The new tariff regime, which would come into effect from January 2021, aims to simplify what some UK officials call an overly complex EU system and help Britain negotiate trade deals with the United States, the Brussels-based bloc and others.
But it will mean that if Britain and the EU fail to reach a free trade deal by the end of the year, the price of some food, cars and some chemical inputs imported from the bloc would rise sharply.
Britain said the regime would apply to countries with which it has no agreement and removes all tariffs below 2%.
“Our new Global Tariff will benefit UK consumers and households by cutting red tape and reducing the cost of thousands of everyday products,” International Trade Secretary Liz Truss said.

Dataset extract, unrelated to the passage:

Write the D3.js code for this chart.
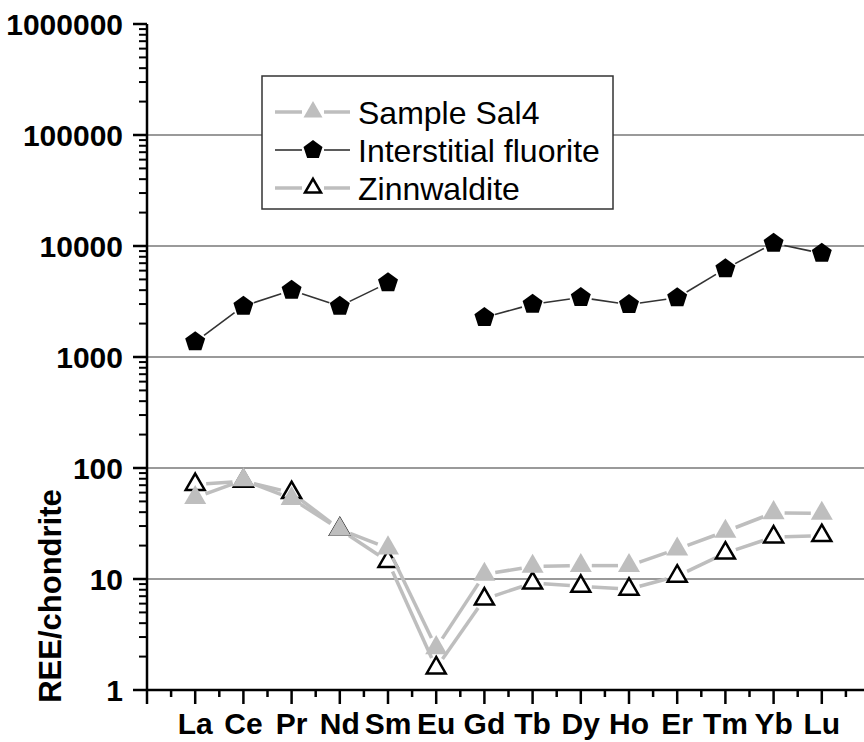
<!DOCTYPE html>
<html>
<head>
<meta charset="utf-8">
<script src="https://cdn.jsdelivr.net/npm/d3@7"></script>
<style>
  body { margin: 0; background: #fff; }
  svg { display: block; font-family: "Liberation Sans", Arial, sans-serif; }
</style>
</head>
<body>
<script>
// REE patterns, chondrite normalised
const elements = ["La", "Ce", "Pr", "Nd", "Sm", "Eu", "Gd", "Tb", "Dy", "Ho", "Er", "Tm", "Yb", "Lu"];
const sal4 = [54, 78, 53, 28, 19, 2.4, 11, 13, 13.2, 13.2, 18.6, 26.8, 39.5, 39];
const fluorite = [1370, 2870, 4000, 2870, 4660, null, 2270, 2990, 3430, 2970, 3420, 6240, 10570, 8590];
const zinnwaldite = [71, 76, 60, 28, 14.4, 1.58, 6.6, 9.2, 8.6, 8.1, 10.6, 17.1, 23.9, 24.6];
const yTicks = [1, 10, 100, 1000, 10000, 100000, 1000000];
const gridValues = [10, 100, 1000, 10000, 100000];
const legendNames = ["Sample Sal4", "Interstitial fluorite", "Zinnwaldite"];

const width = 864, height = 742;
const svg = d3.select("body").append("svg")
  .attr("width", width)
  .attr("height", height);

const x = d3.scaleLinear().domain([0, 15]).range([147, 870]);
const y = d3.scaleLog().domain([1, 1e6]).range([690, 24]);

// grid lines
svg.selectAll(".grid").data(gridValues).enter().append("line")
  .attr("x1", x(0)).attr("x2", width)
  .attr("y1", d => y(d)).attr("y2", d => y(d))
  .attr("stroke", "#9a9a9a").attr("stroke-width", 2);

// minor y ticks
let minorY = [];
for (let d = 1; d < 1e6; d *= 10) {
  for (let k = 2; k <= 9; k++) minorY.push(d * k);
}
svg.selectAll(".ymin").data(minorY).enter().append("line")
  .attr("x1", x(0) - 8).attr("x2", x(0))
  .attr("y1", d => y(d)).attr("y2", d => y(d))
  .attr("stroke", "#000").attr("stroke-width", 2);

// major y ticks
svg.selectAll(".ymaj").data(yTicks).enter().append("line")
  .attr("x1", x(0) - 14).attr("x2", x(0))
  .attr("y1", d => y(d)).attr("y2", d => y(d))
  .attr("stroke", "#000").attr("stroke-width", 2.5);

svg.selectAll(".ylab").data(yTicks).enter().append("text")
  .attr("x", x(0) - 24)
  .attr("y", d => y(d))
  .attr("dy", "0.36em")
  .attr("text-anchor", "end")
  .attr("font-size", 30)
  .attr("font-weight", "bold")
  .text(d => d);

// x ticks
const majorX = d3.range(0, 16);
const minorX = d3.range(0.5, 15, 1);
svg.selectAll(".xmaj").data(majorX).enter().append("line")
  .attr("x1", d => x(d)).attr("x2", d => x(d))
  .attr("y1", y(1)).attr("y2", y(1) + 14)
  .attr("stroke", "#000").attr("stroke-width", 2.5);
svg.selectAll(".xmin").data(minorX).enter().append("line")
  .attr("x1", d => x(d)).attr("x2", d => x(d))
  .attr("y1", y(1)).attr("y2", y(1) + 7)
  .attr("stroke", "#000").attr("stroke-width", 2.5);

svg.selectAll(".xlab").data(elements).enter().append("text")
  .attr("x", (d, i) => x(i + 1))
  .attr("y", 734)
  .attr("text-anchor", "middle")
  .attr("font-size", 30)
  .attr("font-weight", "bold")
  .text(d => d);

// axis lines
svg.append("line")
  .attr("x1", x(0)).attr("x2", x(0))
  .attr("y1", y(1e6)).attr("y2", y(1))
  .attr("stroke", "#000").attr("stroke-width", 2.5);
svg.append("line")
  .attr("x1", x(0)).attr("x2", width)
  .attr("y1", y(1)).attr("y2", y(1))
  .attr("stroke", "#000").attr("stroke-width", 2.5);

svg.append("text")
  .attr("transform", "translate(61," + ((y(1) + y(100)) / 2 + 17) + ") rotate(-90)")
  .attr("text-anchor", "middle")
  .attr("font-size", 31)
  .attr("font-weight", "bold")
  .text("REE/chondrite");

// marker shapes
function triangle(s) {
  const h = s * Math.sqrt(3) / 2;
  return "M0," + (-h * 2 / 3) + "L" + (s / 2) + "," + (h / 3) + "L" + (-s / 2) + "," + (h / 3) + "Z";
}
function pentagon(r) {
  let pts = [];
  for (let i = 0; i < 5; i++) {
    const a = -Math.PI / 2 + i * 2 * Math.PI / 5;
    pts.push([r * Math.cos(a), r * Math.sin(a)]);
  }
  return "M" + pts.map(p => p.join(",")).join("L") + "Z";
}

// lines with a small gap at the markers
function drawSeries(values, color, lw, gap) {
  const g = svg.append("g");
  for (let i = 0; i < values.length - 1; i++) {
    if (values[i] == null || values[i + 1] == null) continue;
    const x1 = x(i + 1), y1 = y(values[i]);
    const x2 = x(i + 2), y2 = y(values[i + 1]);
    const len = Math.hypot(x2 - x1, y2 - y1);
    if (len <= 2 * gap) continue;
    const ux = (x2 - x1) / len, uy = (y2 - y1) / len;
    g.append("line")
      .attr("x1", x1 + ux * gap).attr("y1", y1 + uy * gap)
      .attr("x2", x2 - ux * gap).attr("y2", y2 - uy * gap)
      .attr("stroke", color).attr("stroke-width", lw);
  }
  return g;
}

const gray = "#bebebe";

drawSeries(zinnwaldite, gray, 3.5, 11);
svg.selectAll(".zin").data(zinnwaldite).enter().append("path")
  .attr("transform", (d, i) => "translate(" + x(i + 1) + "," + y(d) + ")")
  .attr("d", triangle(19))
  .attr("fill", "#fff").attr("stroke", "#000").attr("stroke-width", 2.5);

drawSeries(sal4, gray, 3.5, 11);
svg.selectAll(".sal").data(sal4).enter().append("path")
  .attr("transform", (d, i) => "translate(" + x(i + 1) + "," + y(d) + ")")
  .attr("d", triangle(22))
  .attr("fill", gray);

drawSeries(fluorite, "#333", 1.6, 11);
svg.selectAll(".flu").data(fluorite.map((v, i) => [i, v]).filter(d => d[1] != null)).enter().append("path")
  .attr("transform", d => "translate(" + x(d[0] + 1) + "," + y(d[1]) + ")")
  .attr("d", pentagon(10.5))
  .attr("fill", "#000");

// legend
const lg = svg.append("g");
lg.append("rect")
  .attr("x", 262).attr("y", 76).attr("width", 351).attr("height", 133)
  .attr("fill", "#fff").attr("stroke", "#333").attr("stroke-width", 1.5);
const rowY = [112, 150, 188];
const lineCol = [gray, "#333", gray];
const lineW = [3.5, 1.6, 3.5];
legendNames.forEach((name, i) => {
  lg.append("line").attr("x1", 275).attr("x2", 302).attr("y1", rowY[i]).attr("y2", rowY[i])
    .attr("stroke", lineCol[i]).attr("stroke-width", lineW[i]);
  lg.append("line").attr("x1", 324).attr("x2", 350).attr("y1", rowY[i]).attr("y2", rowY[i])
    .attr("stroke", lineCol[i]).attr("stroke-width", lineW[i]);
  let m = lg.append("path").attr("transform", "translate(313," + rowY[i] + ")");
  if (i === 0) m.attr("d", triangle(19)).attr("fill", gray);
  if (i === 1) m.attr("d", pentagon(10)).attr("fill", "#000");
  if (i === 2) m.attr("d", triangle(16)).attr("fill", "#fff").attr("stroke", "#000").attr("stroke-width", 2.5);
  lg.append("text")
    .attr("x", 358).attr("y", rowY[i])
    .attr("dy", "0.36em")
    .attr("font-size", 32)
    .text(name);
});
</script>
</body>
</html>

It will maintain tariffs on imported products competing with UK industries such as agriculture, automotive, ceramics and fishing, and remove levies on 30 billion pounds ($37 billion) worth of imports entering UK supply chains.
The British Chambers of Commerce welcomed the clarity provided by the announcement but said it showed a trade deal with European Union by year end was vital “to avoid substantial increases in costs for businesses on both sides of the Channel”.
Talks on a future relationship between London and Brussels have reached an impasse, with both sides trading barbs before a crunch meeting next month. Britain published its draft legal text on Tuesday, described by a spokesman for Prime Minister Boris Johnson as “a constructive contribution”.
The EU’s chief negotiator, Michel Barnier, welcomed the publication, but added: “We must make tangible progress” in the June talks.
To help meet the government’s environmental commitments, the UK will also remove tariffs on products which support energy efficiency and introduce a temporary zero tariff on goods being used to fight COVID-19 such as personal protective equipment.
The new regime did not meet all expectations.
A representative from one chemical company who declined to be identified said the firm had been promised an elimination of tariffs on inputs for the sector. “It’s disappointing across the board,” the person said.